Each line from the top of the listing through the one holding "const grey = '#d9d9d9'" should be restated word for word, with nothing added and no pictures.
BEGIN Given information
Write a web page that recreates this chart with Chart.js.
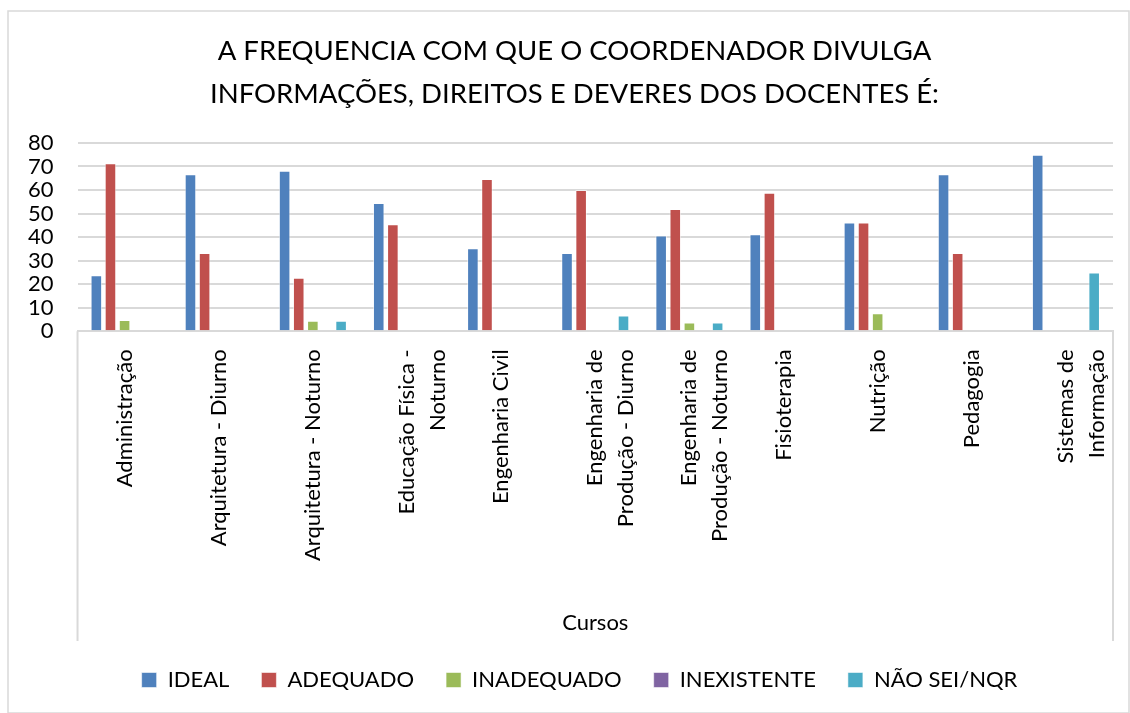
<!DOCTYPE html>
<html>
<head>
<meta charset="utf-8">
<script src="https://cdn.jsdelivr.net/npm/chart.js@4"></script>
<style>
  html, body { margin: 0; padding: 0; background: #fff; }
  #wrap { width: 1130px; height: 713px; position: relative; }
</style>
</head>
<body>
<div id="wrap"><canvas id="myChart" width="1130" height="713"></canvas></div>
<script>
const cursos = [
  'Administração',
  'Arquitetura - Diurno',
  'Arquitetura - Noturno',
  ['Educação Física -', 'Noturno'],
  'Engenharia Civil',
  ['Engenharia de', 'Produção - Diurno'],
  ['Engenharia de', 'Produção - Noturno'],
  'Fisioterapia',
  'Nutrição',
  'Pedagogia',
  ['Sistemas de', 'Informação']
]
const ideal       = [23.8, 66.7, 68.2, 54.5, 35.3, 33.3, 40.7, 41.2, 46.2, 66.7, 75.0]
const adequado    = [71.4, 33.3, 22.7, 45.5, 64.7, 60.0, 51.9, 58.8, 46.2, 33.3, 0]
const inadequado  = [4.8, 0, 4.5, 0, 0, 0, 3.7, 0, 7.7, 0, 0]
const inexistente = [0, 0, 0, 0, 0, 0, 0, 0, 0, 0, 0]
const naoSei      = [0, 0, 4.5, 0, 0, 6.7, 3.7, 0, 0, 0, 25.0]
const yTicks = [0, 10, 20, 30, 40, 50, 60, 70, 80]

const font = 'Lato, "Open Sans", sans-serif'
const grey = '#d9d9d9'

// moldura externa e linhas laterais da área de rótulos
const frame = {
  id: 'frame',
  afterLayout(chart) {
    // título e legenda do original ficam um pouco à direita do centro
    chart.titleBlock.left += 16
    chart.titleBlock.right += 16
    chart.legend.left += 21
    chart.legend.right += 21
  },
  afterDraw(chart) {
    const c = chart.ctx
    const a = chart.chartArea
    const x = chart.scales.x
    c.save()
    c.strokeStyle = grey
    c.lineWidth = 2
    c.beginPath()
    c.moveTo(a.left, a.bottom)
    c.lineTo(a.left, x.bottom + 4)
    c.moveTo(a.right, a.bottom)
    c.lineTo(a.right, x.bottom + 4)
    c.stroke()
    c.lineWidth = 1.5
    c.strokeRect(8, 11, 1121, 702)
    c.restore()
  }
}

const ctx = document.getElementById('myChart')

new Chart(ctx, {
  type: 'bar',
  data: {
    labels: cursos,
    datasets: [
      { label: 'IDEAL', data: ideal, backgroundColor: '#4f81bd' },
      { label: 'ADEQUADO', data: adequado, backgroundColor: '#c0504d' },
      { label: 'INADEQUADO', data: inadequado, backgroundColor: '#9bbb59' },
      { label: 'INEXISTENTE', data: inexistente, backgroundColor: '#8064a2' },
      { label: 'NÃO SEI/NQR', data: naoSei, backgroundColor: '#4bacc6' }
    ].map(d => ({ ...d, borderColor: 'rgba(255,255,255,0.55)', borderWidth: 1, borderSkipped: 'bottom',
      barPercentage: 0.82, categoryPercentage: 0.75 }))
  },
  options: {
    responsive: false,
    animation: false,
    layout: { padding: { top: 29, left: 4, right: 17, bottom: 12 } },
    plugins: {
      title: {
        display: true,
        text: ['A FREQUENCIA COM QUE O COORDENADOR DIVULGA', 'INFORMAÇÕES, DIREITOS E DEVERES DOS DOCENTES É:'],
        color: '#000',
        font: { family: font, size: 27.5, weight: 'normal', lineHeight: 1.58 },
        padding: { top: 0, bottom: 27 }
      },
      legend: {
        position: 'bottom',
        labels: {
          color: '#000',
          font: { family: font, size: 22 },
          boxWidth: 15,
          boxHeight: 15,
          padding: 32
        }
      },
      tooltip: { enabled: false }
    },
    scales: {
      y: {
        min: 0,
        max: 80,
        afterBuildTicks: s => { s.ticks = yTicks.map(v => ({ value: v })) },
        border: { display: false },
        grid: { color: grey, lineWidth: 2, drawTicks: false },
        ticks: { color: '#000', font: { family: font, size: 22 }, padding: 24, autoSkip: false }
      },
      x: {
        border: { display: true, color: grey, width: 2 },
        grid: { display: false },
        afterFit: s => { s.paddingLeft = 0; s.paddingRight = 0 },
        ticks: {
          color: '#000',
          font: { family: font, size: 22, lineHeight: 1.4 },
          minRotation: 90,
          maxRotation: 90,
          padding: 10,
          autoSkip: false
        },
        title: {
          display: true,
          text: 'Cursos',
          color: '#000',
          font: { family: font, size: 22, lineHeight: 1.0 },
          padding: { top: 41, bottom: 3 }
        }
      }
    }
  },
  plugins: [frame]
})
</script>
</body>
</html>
END Given information
— Exercise result —
Write a web page that recreates this chart with Chart.js.
<!DOCTYPE html>
<html>
<head>
<meta charset="utf-8">
<script src="https://cdn.jsdelivr.net/npm/chart.js@4"></script>
<style>
  html, body { margin: 0; padding: 0; background: #fff; }
  #wrap { width: 1130px; height: 713px; position: relative; }
</style>
</head>
<body>
<div id="wrap"><canvas id="myChart" width="1130" height="713"></canvas></div>
<script>
const cursos = [
  'Administração',
  'Arquitetura - Diurno',
  'Arquitetura - Noturno',
  ['Educação Física -', 'Noturno'],
  'Engenharia Civil',
  ['Engenharia de', 'Produção - Diurno'],
  ['Engenharia de', 'Produção - Noturno'],
  'Fisioterapia',
  'Nutrição',
  'Pedagogia',
  ['Sistemas de', 'Informação']
]
const ideal       = [23.8, 66.7, 68.2, 54.5, 35.3, 33.3, 40.7, 41.2, 46.2, 66.7, 75.0]
const adequado    = [71.4, 33.3, 22.7, 45.5, 64.7, 60.0, 51.9, 58.8, 46.2, 33.3, 0]
const inadequado  = [4.8, 0, 4.5, 0, 0, 0, 3.7, 0, 7.7, 0, 0]
const inexistente = [0, 0, 0, 0, 0, 0, 0, 0, 0, 0, 0]
const naoSei      = [0, 0, 4.5, 0, 0, 6.7, 3.7, 0, 0, 0, 25.0]
const yTicks = [0, 10, 20, 30, 40, 50, 60, 70, 80]

const font = 'Lato, "Open Sans", sans-serif'
const grey = '#d9d9d9'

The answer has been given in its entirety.